# [Record list]
^^^^^^^^^^^^^^^^
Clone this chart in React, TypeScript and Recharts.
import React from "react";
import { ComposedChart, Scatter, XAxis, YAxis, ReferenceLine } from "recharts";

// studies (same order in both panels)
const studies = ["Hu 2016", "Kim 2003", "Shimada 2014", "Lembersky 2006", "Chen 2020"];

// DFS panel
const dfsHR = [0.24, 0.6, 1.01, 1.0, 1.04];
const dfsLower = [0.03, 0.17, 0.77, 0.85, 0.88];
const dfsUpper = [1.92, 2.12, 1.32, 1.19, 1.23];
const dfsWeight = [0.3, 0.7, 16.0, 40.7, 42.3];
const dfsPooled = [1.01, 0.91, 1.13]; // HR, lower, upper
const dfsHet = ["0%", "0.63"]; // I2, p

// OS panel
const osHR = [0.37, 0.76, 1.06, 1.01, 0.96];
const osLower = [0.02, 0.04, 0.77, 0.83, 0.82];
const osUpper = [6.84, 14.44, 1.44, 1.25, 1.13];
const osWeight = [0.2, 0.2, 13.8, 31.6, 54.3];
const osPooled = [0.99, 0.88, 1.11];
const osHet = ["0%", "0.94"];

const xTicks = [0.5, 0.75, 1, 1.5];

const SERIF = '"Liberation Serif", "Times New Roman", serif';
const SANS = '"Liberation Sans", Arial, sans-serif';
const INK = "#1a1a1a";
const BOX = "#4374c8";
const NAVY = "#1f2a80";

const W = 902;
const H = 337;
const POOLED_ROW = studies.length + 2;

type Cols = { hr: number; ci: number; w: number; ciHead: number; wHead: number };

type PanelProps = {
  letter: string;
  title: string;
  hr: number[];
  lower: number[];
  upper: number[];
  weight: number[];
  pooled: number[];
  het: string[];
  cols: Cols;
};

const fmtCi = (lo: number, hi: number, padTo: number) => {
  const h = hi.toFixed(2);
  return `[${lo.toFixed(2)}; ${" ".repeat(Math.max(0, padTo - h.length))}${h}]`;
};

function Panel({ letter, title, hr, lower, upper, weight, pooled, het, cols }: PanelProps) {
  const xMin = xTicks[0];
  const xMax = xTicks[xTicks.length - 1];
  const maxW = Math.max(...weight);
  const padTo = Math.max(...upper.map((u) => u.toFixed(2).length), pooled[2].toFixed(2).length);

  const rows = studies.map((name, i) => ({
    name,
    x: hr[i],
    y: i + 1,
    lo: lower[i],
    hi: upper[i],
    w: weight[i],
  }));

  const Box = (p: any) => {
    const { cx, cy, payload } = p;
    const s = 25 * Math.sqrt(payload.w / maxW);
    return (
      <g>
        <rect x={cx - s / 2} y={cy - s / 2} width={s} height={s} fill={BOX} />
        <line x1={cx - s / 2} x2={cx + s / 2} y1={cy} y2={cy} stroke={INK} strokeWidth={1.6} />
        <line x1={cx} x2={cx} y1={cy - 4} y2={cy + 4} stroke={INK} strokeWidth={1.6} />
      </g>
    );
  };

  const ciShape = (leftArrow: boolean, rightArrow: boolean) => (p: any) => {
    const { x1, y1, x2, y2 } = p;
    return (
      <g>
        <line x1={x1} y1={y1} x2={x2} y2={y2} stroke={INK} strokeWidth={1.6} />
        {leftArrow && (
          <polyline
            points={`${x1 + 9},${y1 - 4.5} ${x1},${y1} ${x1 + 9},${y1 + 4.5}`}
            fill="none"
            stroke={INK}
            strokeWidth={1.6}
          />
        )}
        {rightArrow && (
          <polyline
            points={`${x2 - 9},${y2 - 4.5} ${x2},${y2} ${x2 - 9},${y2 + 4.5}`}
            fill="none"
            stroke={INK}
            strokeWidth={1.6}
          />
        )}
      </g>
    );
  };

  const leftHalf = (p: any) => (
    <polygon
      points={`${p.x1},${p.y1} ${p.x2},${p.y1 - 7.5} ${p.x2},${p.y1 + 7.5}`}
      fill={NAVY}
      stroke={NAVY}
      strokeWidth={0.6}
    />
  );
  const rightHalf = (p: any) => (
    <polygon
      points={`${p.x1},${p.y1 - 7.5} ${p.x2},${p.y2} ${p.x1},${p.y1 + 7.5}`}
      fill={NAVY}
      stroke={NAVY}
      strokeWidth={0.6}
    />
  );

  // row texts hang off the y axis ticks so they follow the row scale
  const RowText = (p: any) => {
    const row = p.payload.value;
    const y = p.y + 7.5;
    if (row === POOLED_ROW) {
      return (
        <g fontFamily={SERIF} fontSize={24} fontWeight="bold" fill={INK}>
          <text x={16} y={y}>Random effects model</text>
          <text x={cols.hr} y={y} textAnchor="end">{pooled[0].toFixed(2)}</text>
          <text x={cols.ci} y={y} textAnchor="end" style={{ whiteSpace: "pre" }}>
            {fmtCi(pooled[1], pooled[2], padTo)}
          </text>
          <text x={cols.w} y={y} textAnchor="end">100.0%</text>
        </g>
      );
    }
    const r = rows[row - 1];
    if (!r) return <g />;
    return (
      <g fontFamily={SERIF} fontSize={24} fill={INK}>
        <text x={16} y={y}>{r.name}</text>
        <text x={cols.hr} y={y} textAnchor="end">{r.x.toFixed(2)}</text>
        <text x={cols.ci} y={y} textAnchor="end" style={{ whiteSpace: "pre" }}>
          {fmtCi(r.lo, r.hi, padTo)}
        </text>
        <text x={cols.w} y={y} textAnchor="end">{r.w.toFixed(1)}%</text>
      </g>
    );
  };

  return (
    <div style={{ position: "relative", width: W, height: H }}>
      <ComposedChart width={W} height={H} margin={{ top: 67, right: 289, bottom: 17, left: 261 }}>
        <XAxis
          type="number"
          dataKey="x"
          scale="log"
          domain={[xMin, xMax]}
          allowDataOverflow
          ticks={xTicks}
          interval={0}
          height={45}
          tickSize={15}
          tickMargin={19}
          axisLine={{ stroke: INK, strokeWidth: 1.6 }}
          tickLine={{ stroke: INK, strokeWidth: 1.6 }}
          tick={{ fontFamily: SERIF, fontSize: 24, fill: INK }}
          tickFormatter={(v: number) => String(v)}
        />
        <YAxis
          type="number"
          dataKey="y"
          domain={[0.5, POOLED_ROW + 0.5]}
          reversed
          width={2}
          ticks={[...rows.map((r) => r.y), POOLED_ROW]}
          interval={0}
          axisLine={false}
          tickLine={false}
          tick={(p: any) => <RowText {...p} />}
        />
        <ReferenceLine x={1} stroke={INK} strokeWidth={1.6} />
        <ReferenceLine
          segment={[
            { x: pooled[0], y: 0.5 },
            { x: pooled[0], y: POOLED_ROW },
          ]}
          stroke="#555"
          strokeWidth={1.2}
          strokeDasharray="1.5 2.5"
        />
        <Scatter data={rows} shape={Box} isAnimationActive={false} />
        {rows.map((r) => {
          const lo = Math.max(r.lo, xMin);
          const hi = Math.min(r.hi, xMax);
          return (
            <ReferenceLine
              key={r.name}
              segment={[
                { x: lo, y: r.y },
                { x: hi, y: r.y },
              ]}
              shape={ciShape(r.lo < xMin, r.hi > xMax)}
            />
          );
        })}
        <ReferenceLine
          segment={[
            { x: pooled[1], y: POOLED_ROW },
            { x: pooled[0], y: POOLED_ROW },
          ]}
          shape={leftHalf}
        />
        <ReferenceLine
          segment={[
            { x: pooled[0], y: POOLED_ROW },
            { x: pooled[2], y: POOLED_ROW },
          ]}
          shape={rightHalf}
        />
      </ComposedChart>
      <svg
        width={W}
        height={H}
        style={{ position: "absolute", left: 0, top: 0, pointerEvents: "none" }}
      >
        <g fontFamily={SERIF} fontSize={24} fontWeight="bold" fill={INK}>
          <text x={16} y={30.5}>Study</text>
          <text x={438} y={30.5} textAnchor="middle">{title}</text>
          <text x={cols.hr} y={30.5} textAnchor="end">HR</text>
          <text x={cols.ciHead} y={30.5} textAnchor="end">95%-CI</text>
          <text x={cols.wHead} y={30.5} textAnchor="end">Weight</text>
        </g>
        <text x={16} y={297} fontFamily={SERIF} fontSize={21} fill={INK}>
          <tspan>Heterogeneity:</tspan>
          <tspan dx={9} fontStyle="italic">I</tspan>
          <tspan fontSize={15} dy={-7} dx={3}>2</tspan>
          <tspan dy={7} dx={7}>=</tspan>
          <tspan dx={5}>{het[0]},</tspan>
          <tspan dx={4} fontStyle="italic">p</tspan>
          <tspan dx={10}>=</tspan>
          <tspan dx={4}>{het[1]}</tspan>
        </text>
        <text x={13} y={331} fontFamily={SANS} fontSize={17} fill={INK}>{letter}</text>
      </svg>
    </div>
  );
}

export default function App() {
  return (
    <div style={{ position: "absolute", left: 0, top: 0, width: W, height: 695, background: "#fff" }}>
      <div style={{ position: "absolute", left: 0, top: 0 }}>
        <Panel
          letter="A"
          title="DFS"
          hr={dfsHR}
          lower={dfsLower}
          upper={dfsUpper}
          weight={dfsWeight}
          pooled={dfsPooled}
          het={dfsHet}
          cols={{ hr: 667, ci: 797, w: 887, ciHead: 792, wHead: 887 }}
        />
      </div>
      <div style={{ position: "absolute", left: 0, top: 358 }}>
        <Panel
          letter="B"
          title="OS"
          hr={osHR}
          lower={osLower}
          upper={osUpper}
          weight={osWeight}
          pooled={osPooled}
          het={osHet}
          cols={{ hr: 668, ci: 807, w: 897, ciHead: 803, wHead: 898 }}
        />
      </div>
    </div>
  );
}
^^^^^^^^^^^^^^^^
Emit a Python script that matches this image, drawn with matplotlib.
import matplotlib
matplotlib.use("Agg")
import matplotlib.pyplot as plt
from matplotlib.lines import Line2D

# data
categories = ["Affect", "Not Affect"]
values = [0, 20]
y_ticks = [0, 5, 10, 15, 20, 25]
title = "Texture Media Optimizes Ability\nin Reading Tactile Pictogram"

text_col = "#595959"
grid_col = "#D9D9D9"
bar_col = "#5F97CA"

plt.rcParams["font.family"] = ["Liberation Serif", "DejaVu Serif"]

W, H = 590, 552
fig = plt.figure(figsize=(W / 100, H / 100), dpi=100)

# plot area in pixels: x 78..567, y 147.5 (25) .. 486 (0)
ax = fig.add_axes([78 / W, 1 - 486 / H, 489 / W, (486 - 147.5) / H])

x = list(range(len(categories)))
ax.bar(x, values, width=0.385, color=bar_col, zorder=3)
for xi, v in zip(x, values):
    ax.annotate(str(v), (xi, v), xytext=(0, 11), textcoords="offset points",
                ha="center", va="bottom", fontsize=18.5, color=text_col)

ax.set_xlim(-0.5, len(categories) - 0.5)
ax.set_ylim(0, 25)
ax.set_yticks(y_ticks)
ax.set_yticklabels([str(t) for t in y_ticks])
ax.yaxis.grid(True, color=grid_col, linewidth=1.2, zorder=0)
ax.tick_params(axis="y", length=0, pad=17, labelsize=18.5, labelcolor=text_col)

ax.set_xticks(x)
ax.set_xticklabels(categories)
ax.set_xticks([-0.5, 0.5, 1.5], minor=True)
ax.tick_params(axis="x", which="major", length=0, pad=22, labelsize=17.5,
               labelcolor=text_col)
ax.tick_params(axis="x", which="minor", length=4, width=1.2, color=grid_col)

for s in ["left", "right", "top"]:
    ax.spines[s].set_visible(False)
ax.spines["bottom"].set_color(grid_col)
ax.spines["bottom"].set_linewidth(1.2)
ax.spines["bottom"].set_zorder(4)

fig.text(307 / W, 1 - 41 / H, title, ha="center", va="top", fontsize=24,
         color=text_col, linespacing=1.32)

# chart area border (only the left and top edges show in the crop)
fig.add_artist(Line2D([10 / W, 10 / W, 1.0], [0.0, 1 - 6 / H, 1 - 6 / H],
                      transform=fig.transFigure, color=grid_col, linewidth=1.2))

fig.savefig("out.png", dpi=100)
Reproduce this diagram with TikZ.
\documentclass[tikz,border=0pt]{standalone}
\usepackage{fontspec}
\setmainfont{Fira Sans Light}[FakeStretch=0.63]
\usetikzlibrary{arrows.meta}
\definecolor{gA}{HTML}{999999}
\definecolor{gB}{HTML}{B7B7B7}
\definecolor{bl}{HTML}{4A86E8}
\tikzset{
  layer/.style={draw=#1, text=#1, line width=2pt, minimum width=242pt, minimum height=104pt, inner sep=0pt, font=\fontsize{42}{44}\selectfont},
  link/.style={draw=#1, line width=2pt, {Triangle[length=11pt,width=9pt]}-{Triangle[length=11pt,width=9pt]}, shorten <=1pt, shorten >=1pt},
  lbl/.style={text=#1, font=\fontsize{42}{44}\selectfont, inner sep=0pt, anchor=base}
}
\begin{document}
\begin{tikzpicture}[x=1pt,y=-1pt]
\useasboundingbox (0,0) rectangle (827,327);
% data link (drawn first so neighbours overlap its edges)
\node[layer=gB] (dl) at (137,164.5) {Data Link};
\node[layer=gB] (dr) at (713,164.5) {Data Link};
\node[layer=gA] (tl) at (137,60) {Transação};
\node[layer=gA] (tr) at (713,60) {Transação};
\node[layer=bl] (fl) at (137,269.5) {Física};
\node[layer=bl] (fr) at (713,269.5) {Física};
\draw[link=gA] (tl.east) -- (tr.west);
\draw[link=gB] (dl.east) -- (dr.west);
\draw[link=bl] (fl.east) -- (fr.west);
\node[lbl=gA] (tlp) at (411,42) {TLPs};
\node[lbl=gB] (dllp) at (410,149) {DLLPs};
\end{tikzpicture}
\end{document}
^^^^^^^^^^^^^^^^
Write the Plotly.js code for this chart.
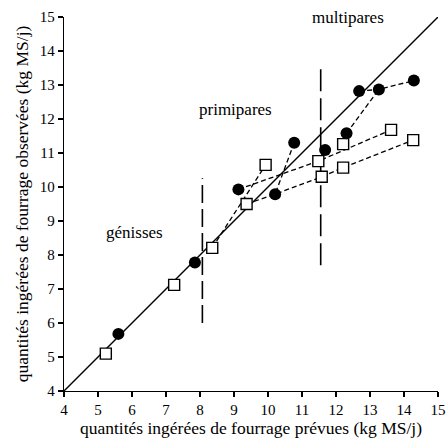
^^^^^^^^^^^^^^^^
Among the entries above, find the line with "Clone this chart" and the line with "const padTo = Math.max(...upper.map((u)"; give again exactly these two lines and all lines between them.

# [Response below]
Clone this chart in React, TypeScript and Recharts.
import React from "react";
import { ComposedChart, Scatter, XAxis, YAxis, ReferenceLine } from "recharts";

// studies (same order in both panels)
const studies = ["Hu 2016", "Kim 2003", "Shimada 2014", "Lembersky 2006", "Chen 2020"];

// DFS panel
const dfsHR = [0.24, 0.6, 1.01, 1.0, 1.04];
const dfsLower = [0.03, 0.17, 0.77, 0.85, 0.88];
const dfsUpper = [1.92, 2.12, 1.32, 1.19, 1.23];
const dfsWeight = [0.3, 0.7, 16.0, 40.7, 42.3];
const dfsPooled = [1.01, 0.91, 1.13]; // HR, lower, upper
const dfsHet = ["0%", "0.63"]; // I2, p

// OS panel
const osHR = [0.37, 0.76, 1.06, 1.01, 0.96];
const osLower = [0.02, 0.04, 0.77, 0.83, 0.82];
const osUpper = [6.84, 14.44, 1.44, 1.25, 1.13];
const osWeight = [0.2, 0.2, 13.8, 31.6, 54.3];
const osPooled = [0.99, 0.88, 1.11];
const osHet = ["0%", "0.94"];

const xTicks = [0.5, 0.75, 1, 1.5];

const SERIF = '"Liberation Serif", "Times New Roman", serif';
const SANS = '"Liberation Sans", Arial, sans-serif';
const INK = "#1a1a1a";
const BOX = "#4374c8";
const NAVY = "#1f2a80";

const W = 902;
const H = 337;
const POOLED_ROW = studies.length + 2;

type Cols = { hr: number; ci: number; w: number; ciHead: number; wHead: number };

type PanelProps = {
  letter: string;
  title: string;
  hr: number[];
  lower: number[];
  upper: number[];
  weight: number[];
  pooled: number[];
  het: string[];
  cols: Cols;
};

const fmtCi = (lo: number, hi: number, padTo: number) => {
  const h = hi.toFixed(2);
  return `[${lo.toFixed(2)}; ${" ".repeat(Math.max(0, padTo - h.length))}${h}]`;
};

function Panel({ letter, title, hr, lower, upper, weight, pooled, het, cols }: PanelProps) {
  const xMin = xTicks[0];
  const xMax = xTicks[xTicks.length - 1];
  const maxW = Math.max(...weight);
  const padTo = Math.max(...upper.map((u) => u.toFixed(2).length), pooled[2].toFixed(2).length);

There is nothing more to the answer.